What is One Person Company (OPC)?

A One Person Company (OPC) is a type of business structure that allows a single individual to operate a company with limited liability, providing the benefits of a corporate entity while maintaining full control over business decisions. This model is ideal for solo entrepreneurs looking to establish a formal business without the complexities of a multi-member organization.

As per section 2(62) of the Companies  Act, 2013, a One Person Company (OPC) is defined as a company that is formed with just one member. It can be registered as a private limited company and must adhere to specific compliance requirements, including appointing a nominee who will take over in the event of the sole member’s death or incapacity. This legal framework ensures that the individual enjoys the advantages of limited liability while promoting ease of operation and management.

Eligibility to form a One Person Company

To be eligible to form a One Person Company (OPC) in India, certain criteria must be met. Firstly, the individual must be a natural person, as defined under the Companies Act of 2013, meaning that a company or any artificial entity cannot register as an OPC. Additionally, the individual must be an Indian citizen and resident, which is specified under Section 12(1)(c) of the Act. This residency requirement mandates that the individual has resided in India for at least 182 days during the previous financial year. It is also important to note that minors and foreign nationals are ineligible to form or manage OPCs, as outlined in the relevant sections of the Companies Act.

Limitation on the Number of OPCs an Individual Can Create

When it comes to forming a One Person Company (OPC) in India, one of the most important factors to consider is the restriction on the number of OPCs an individual can establish. Under Section 3(1) of the Companies Act of 2013, an individual is allowed to incorporate only one OPC at any point in time.

The primary rationale behind this limitation is to prevent unnecessary complexity that could arise from multiple OPCs owned by the same individual. By restricting the number of OPCs, the law promotes simplicity in corporate governance, making it easier for individuals to manage their businesses while complying with regulatory requirements.

Can the Same Person Act as a Nominee in Other OPCs?

The law stipulates that an individual cannot serve as a nominee for more than one One Person Company (OPC) at any given time. This means that if you are already designated as a nominee for an OPC, you cannot take on the same role in another OPC. The nominee is responsible for managing the company in the event of the original owner’s death or incapacity, making it essential for each OPC to have a dedicated nominee. This restriction ensures that each company has its own designated representative, fostering clarity in ownership and management.

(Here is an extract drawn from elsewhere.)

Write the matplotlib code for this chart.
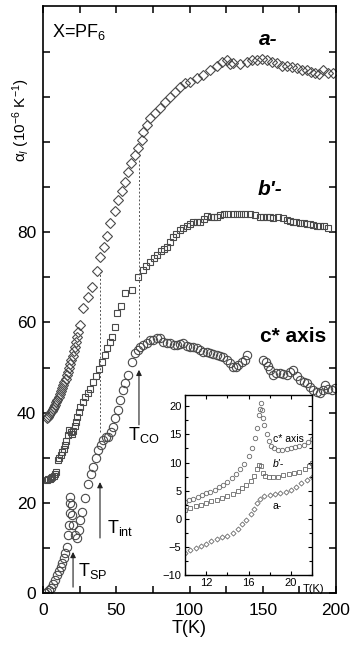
import numpy as np
import matplotlib.pyplot as plt
from matplotlib.ticker import MultipleLocator

plt.rcParams['font.family'] = ['Liberation Sans', 'DejaVu Sans']
plt.rcParams['mathtext.fontset'] = 'custom'
plt.rcParams['mathtext.rm'] = 'Liberation Sans'
plt.rcParams['mathtext.it'] = 'Liberation Sans:italic'
plt.rcParams['mathtext.bf'] = 'Liberation Sans:bold'

# ---- main panel data: thermal expansion alpha_l vs T ----
a_T = [2.7, 3.5, 4.3, 5.0, 5.8, 6.6, 7.4, 8.2, 9.0, 9.8, 10.6, 11.4, 12.2, 13.0,
       13.8, 14.6, 15.4, 16.2, 17.0, 17.8, 18.6, 19.4, 20.2, 21.0, 21.8, 22.6,
       23.4, 24.2, 25.3, 27.3, 30.7, 33.4, 36.9, 38.9, 41.6, 43.7, 45.7, 49.1,
       51.2, 53.9, 56.0, 58.0, 60.1, 62.8, 64.8, 67.4, 68.5, 70.8, 73.0, 76.5,
       79.9, 83.3, 86.7, 90.1, 93.5, 96.9, 100.3, 104.9, 109.4, 114.0, 118.6,
       122.2, 125.4, 127.6, 129.9, 134.5, 139.0, 142.7, 145.9, 149.5, 152.7,
       156.3, 159.5, 163.1, 166.3, 170.0, 173.2, 176.8, 180.0, 183.0, 185.7,
       188.4, 191.3, 194.5, 198.2]
a_y = [38.8, 39.1, 39.5, 39.9, 40.3, 40.8, 41.3, 41.7, 42.3, 42.9, 43.5, 44.1,
       44.7, 45.4, 46.1, 46.8, 47.5, 48.3, 49.1, 49.9, 50.8, 51.7, 52.6, 53.6,
       54.6, 55.6, 56.7, 57.8, 59.5, 63.2, 65.7, 67.9, 71.4, 74.5, 76.8, 79.2,
       82.1, 84.7, 87.2, 89.2, 91.2, 93.4, 95.4, 97.2, 98.7, 100.5, 102.3, 103.8,
       105.3, 106.4, 107.5, 109.0, 110.1, 111.2, 112.3, 113.1, 113.4, 114.2,
       114.9, 116.0, 116.8, 117.8, 118.2, 117.3, 117.5, 117.3, 117.8, 118.2,
       118.2, 118.5, 118.2, 117.8, 117.5, 116.9, 116.8, 116.7, 116.4, 116.0,
       116.0, 115.6, 115.3, 115.1, 116.0, 115.4, 115.3]

b_T = [2.7, 3.6, 4.5, 5.4, 6.3, 7.2, 8.1, 9.0, 10.2, 11.0, 12.0, 13.0, 14.0,
       15.0, 16.0, 17.1, 18.0, 18.8, 19.6, 20.5, 21.5, 22.5, 23.5, 24.5, 25.3,
       27.0, 28.7, 30.5, 32.1, 34.0, 36.0, 38.0, 40.3, 42.0, 43.7, 45.5, 47.1,
       49.1, 50.5, 53.0, 56.0, 60.7, 64.8, 68.3, 70.5, 73.0, 75.5, 77.8, 80.5,
       82.5, 84.6, 86.7, 88.7, 91.0, 93.3, 95.6, 98.0, 100.2, 102.4, 104.8,
       107.2, 109.6, 112.0, 114.5, 116.8, 118.8, 120.8, 123.5, 126.5, 129.7,
       132.5, 135.2, 138.2, 141.3, 144.6, 148.1, 150.5, 152.9, 155.0, 157.0,
       160.4, 163.8, 166.5, 168.6, 170.6, 173.0, 175.4, 178.0, 180.2, 182.3,
       184.3, 187.0, 189.1, 191.8, 194.5]
b_y = [25.1, 25.2, 25.3, 25.5, 25.7, 26.0, 26.4, 26.9, 29.5, 30.0, 30.6, 31.2,
       32.0, 32.8, 33.8, 35.0, 36.2, 35.6, 35.2, 36.0, 37.0, 38.0, 39.0, 40.2,
       41.3, 42.4, 43.5, 44.4, 45.2, 46.8, 48.2, 49.6, 51.2, 52.8, 54.3, 55.6,
       56.8, 59.0, 62.1, 63.6, 66.5, 67.2, 70.1, 71.7, 72.6, 73.4, 74.2, 75.0,
       75.9, 76.4, 76.8, 77.9, 79.0, 79.7, 80.4, 81.0, 81.5, 81.9, 82.3, 82.3,
       82.3, 82.9, 83.6, 83.5, 83.4, 83.4, 83.9, 84.0, 84.1, 84.1, 84.1, 84.1,
       84.0, 84.1, 83.8, 83.4, 83.5, 83.4, 83.3, 83.2, 83.3, 83.2, 82.7, 82.6,
       82.3, 82.2, 82.1, 82.0, 81.9, 81.8, 81.6, 81.5, 81.4, 81.3, 81.0]

c_T = [1.4, 2.7, 4.0, 5.5, 6.8, 8.2, 9.5, 10.9, 12.0, 13.0, 14.0, 15.0, 16.4,
       17.1, 17.7, 18.4, 18.4, 18.4, 19.8, 19.8, 20.5, 21.8, 23.2, 24.6, 25.3,
       26.6, 28.7, 30.7, 32.8, 34.1, 36.2, 37.5, 39.6, 41.0, 43.0, 44.4, 46.4,
       47.8, 49.1, 51.2, 52.6, 54.6, 56.0, 58.0, 60.7, 62.8, 64.8, 66.2, 68.3,
       71.0, 73.0, 75.1, 77.8, 79.9, 81.9, 84.6, 86.7, 89.4, 91.5, 93.5, 95.6,
       98.3, 100.3, 102.4, 105.1, 107.2, 109.2, 112.0, 114.0, 116.0, 118.8,
       120.8, 122.9, 125.6, 127.6, 129.7, 131.7, 133.1, 135.9, 137.9, 139.2,
       150.2, 152.2, 153.6, 155.0, 157.0, 159.1, 161.8, 163.8, 166.5, 168.6,
       170.6, 173.4, 175.4, 178.2, 180.2, 182.3, 184.3, 187.0, 189.1, 191.1,
       192.5, 194.5, 197.3, 199.3]
c_y = [0.0, 0.2, 0.6, 1.1, 1.9, 2.9, 3.9, 4.9, 5.8, 6.7, 7.8, 8.9, 10.2, 12.9,
       15.1, 17.7, 20.0, 21.3, 19.5, 17.3, 15.1, 12.9, 12.2, 14.0, 16.2, 18.0,
       21.1, 24.2, 26.4, 28.0, 29.9, 31.7, 32.8, 33.9, 34.6, 34.6, 35.7, 36.8,
       38.8, 40.6, 42.8, 45.0, 46.6, 48.4, 51.2, 53.2, 53.9, 54.6, 55.0, 55.5,
       56.1, 56.1, 56.6, 56.6, 55.7, 55.5, 55.5, 55.0, 55.0, 55.2, 55.5, 54.8,
       54.6, 54.6, 54.3, 53.9, 53.5, 53.5, 53.2, 53.0, 52.8, 52.6, 52.4, 51.7,
       51.0, 50.1, 50.1, 50.6, 51.2, 51.7, 52.8, 51.7, 51.2, 50.4, 49.5, 48.4,
       48.8, 48.8, 48.6, 48.4, 49.0, 49.5, 48.1, 47.3, 46.8, 46.6, 45.7, 45.0,
       44.6, 44.4, 45.0, 46.1, 45.3, 45.0, 45.5]

# ---- inset data: low temperature region ----
ic_T = [10.0, 10.4, 10.8, 11.2, 11.6, 12.0, 12.4, 12.8, 13.2, 13.6, 14.0, 14.4,
        14.8, 15.2, 15.6, 16.0, 16.3, 16.6, 16.8, 17.0, 17.1, 17.2, 17.3, 17.4,
        17.5, 17.7, 17.9, 18.1, 18.4, 18.8, 19.2, 19.6, 20.0, 20.4, 20.8, 21.2,
        21.6, 22.0]
ic_y = [3.0, 3.3, 3.6, 3.9, 4.2, 4.5, 4.8, 5.2, 5.6, 6.0, 6.6, 7.2, 7.9, 8.8,
        9.8, 11.2, 12.6, 14.4, 16.2, 18.4, 19.6, 20.5, 19.4, 18.0, 16.6, 15.0,
        13.8, 13.0, 12.5, 12.3, 12.3, 12.4, 12.5, 12.7, 12.9, 13.2, 13.7, 14.2]
ib_T = [10.0, 10.5, 11.0, 11.5, 12.0, 12.5, 13.0, 13.5, 14.0, 14.5, 15.0, 15.4,
        15.8, 16.2, 16.5, 16.8, 17.0, 17.2, 17.4, 17.6, 17.9, 18.3, 18.8, 19.3,
        19.8, 20.3, 20.8, 21.3, 21.7, 22.0]
ib_y = [1.6, 1.9, 2.2, 2.5, 2.8, 3.1, 3.4, 3.7, 4.0, 4.4, 4.9, 5.4, 6.0, 6.8,
        7.6, 8.8, 9.6, 9.4, 8.2, 7.6, 7.4, 7.4, 7.5, 7.7, 7.9, 8.1, 8.4, 8.8,
        9.3, 9.9]
ia_T = [10.0, 10.5, 11.0, 11.5, 12.0, 12.5, 13.0, 13.5, 14.0, 14.5, 15.0, 15.4,
        15.8, 16.2, 16.5, 16.8, 17.1, 17.5, 18.0, 18.5, 19.0, 19.5, 20.0, 20.5,
        21.0, 21.5, 22.0]
ia_y = [-6.0, -5.6, -5.2, -4.8, -4.4, -4.0, -3.6, -3.3, -3.0, -2.5, -1.8, -1.0,
        -0.2, 0.8, 1.8, 2.8, 3.6, 4.0, 4.2, 4.4, 4.6, 4.8, 5.2, 5.7, 6.3, 6.9,
        7.5]

# transition temperatures (arrows / dashed guides)
T_sp, T_int, T_co = 20.5, 38.9, 65.5

edge = '#4a4a4a'
fig = plt.figure(figsize=(3.54, 6.49), dpi=100)
ax = fig.add_axes([0.1215, 0.0863, 0.8277, 0.9045])

ax.plot(a_T, a_y, 'D', ms=4.6, mfc='none', mec=edge, mew=0.8)
ax.plot(b_T, b_y, 's', ms=5.0, mfc='none', mec=edge, mew=0.8)
ax.plot(c_T, c_y, 'o', ms=6.0, mfc='none', mec=edge, mew=0.8)

ax.set_xlim(0, 200)
ax.set_ylim(0, 130.2)
ax.set_xticks(np.arange(0, 201, 25))
ax.set_xticklabels([str(v) if v % 50 == 0 else '' for v in range(0, 201, 25)])
ax.set_yticks(np.arange(0, 130, 10))
ax.set_yticklabels([str(v) if (v % 20 == 0 and v <= 80) else '' for v in range(0, 130, 10)])
ax.tick_params(direction='in', top=True, right=True, length=5, width=1.1,
               labelsize=12.5)
ax.tick_params(axis='x', pad=7)
ax.tick_params(axis='y', pad=5)
for s in ax.spines.values():
    s.set_linewidth(1.2)
ax.set_xlabel('T(K)', fontsize=13, labelpad=2)
fig.text(0.059, 0.815, 'α$_l$ (10$^{-6}$ K$^{-1}$)', rotation=90,
         ha='center', va='center', fontsize=11)

ax.text(6.1, 124.4, 'X=PF$_6$', fontsize=13, ha='left', va='center')
ax.text(154, 122.7, 'a-', fontsize=15, fontweight='bold', style='italic',
        ha='center', va='center')
ax.text(155, 89.5, "b'-", fontsize=15, fontweight='bold', style='italic',
        ha='center', va='center')
ax.text(170.6, 56.8, 'c* axis', fontsize=15, fontweight='bold',
        ha='center', va='center')

# dashed guides
ax.plot([T_int, T_int], [35.7, 71.2], ls=(0, (2, 2)), color='#555555', lw=0.7)
ax.plot([T_co, T_co], [56.8, 96.5], ls=(0, (2, 2)), color='#555555', lw=0.7)

# arrows
arr = dict(arrowstyle='-|>', color='#222222', lw=0.8, mutation_scale=8,
           shrinkA=0, shrinkB=0)
ax.annotate('', xy=(T_co, 49.5), xytext=(T_co, 37.3), arrowprops=arr)
ax.annotate('', xy=(T_int, 24.6), xytext=(T_int, 12.2), arrowprops=arr)
ax.annotate('', xy=(T_sp, 9.1), xytext=(T_sp, 1.3), arrowprops=arr)
ax.text(58, 35, r'T$_{\rm CO}$', fontsize=13, ha='left', va='center')
ax.text(43.7, 14.4, r'T$_{\rm int}$', fontsize=13, ha='left', va='center')
ax.text(23.9, 4.9, r'T$_{\rm SP}$', fontsize=13, ha='left', va='center')

# inset
ins = fig.add_axes([0.5226, 0.1140, 0.3588, 0.2773])
ins.plot(ia_T, ia_y, 'D', ms=2.6, mfc='none', mec='#6a6a6a', mew=0.6)
ins.plot(ib_T, ib_y, 's', ms=3.0, mfc='none', mec='#6a6a6a', mew=0.6)
ins.plot(ic_T, ic_y, 'o', ms=3.2, mfc='none', mec='#6a6a6a', mew=0.6)
ins.set_xlim(10, 22)
ins.set_ylim(-10, 22)
ins.set_xticks([12, 16, 20])
ins.xaxis.set_minor_locator(MultipleLocator(2))
ins.yaxis.set_major_locator(MultipleLocator(5))
ins.yaxis.set_minor_locator(MultipleLocator(2.5))
ins.tick_params(which='both', direction='in', top=True, right=True,
                labelsize=8, pad=2.5, width=0.8)
ins.tick_params(which='major', length=3)
ins.tick_params(which='minor', length=2)
for s in ins.spines.values():
    s.set_linewidth(1.0)
ins.text(21.1, -0.05, 'T(K)', transform=ins.get_xaxis_transform(),
         fontsize=8, ha='left', va='top')
ins.text(18.3, 14.2, 'c* axis', fontsize=7.5, ha='left', va='center')
ins.text(18.3, 9.7, "b'-", fontsize=7.5, style='italic', ha='left', va='center')
ins.text(18.3, 2.2, 'a-', fontsize=7.5, ha='left', va='center')

fig.savefig('out.png', dpi=100)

Conversion of OPC into a Private Limited or Public Limited Company

A One Person Company (OPC) must convert into a Private Limited or Public Limited Company when its paid-up share capital exceeds ₹50 lakh or its annual turnover surpasses ₹2 crore for three consecutive financial years. This conversion is mandatory and requires compliance with specific procedures outlined in the Companies Act. The process typically involves submitting the necessary forms, obtaining approvals from the board of directors, and filing with the Registrar of Companies. Additionally, the company will need to draft a new set of Memorandum and Articles of Association to align with its new status. Failure to convert within the stipulated time can lead to penalties, emphasizing the importance of adhering to this requirement.

Steps for Conversion

  1. Pass a Special Resolution in a General Meeting
    The conversion process begins with holding a general meeting where the members pass a special resolution to approve the conversion. This resolution must be documented in the meeting minutes, and proper notice should be given to all members. A majority approval is essential for the resolution to pass.
  2. File the Relevant Forms with the Registrar of Companies (ROC)
    After passing the special resolution, the next step is to submit the required forms to the ROC. The key form for this conversion is Form INC-6. Along with this, the company must attach documents such as the minutes of the meeting and a copy of the special resolution. Ensuring that all forms are correctly completed and submitted on time is crucial to avoid penalties.
  3. Obtain Fresh Incorporation Documents for the Newly Converted Entity
    Upon approval from the ROC, the company receives new incorporation documents, including a Certificate of Incorporation reflecting its new status. The company’s Memorandum and Articles of Association must also be updated to comply with the legal requirements for a Private or Public Limited Company.
  4. Update Company Records and Registrations
    After receiving the new incorporation documents, the company must update its records, including all official stationery, business cards, and websites, to reflect its new status. Additionally, any registrations with tax authorities or other regulatory bodies must be amended to match the new company structure.
  5. Inform Stakeholders and Update Contracts
    It’s essential to notify stakeholders, including employees, clients, suppliers, and creditors, about the change in the company’s structure. Existing contracts may need to be reviewed and amended to reflect the new entity type, ensuring that all legal agreements remain valid under the new structure.
  6. Comply with New Governance and Compliance Requirements
    With the conversion to a Private or Public Limited Company, the entity will now be subject to more stringent governance and compliance requirements. This includes holding regular board meetings, maintaining statutory registers, and adhering to the provisions of the Companies Act concerning annual filings and disclosures.
  7. Consult with Professionals
    It’s advisable to consult with legal and financial professionals throughout the conversion process. They can provide guidance on compliance with the regulatory framework, assist with documentation, and ensure that the conversion aligns with the company’s long-term goals.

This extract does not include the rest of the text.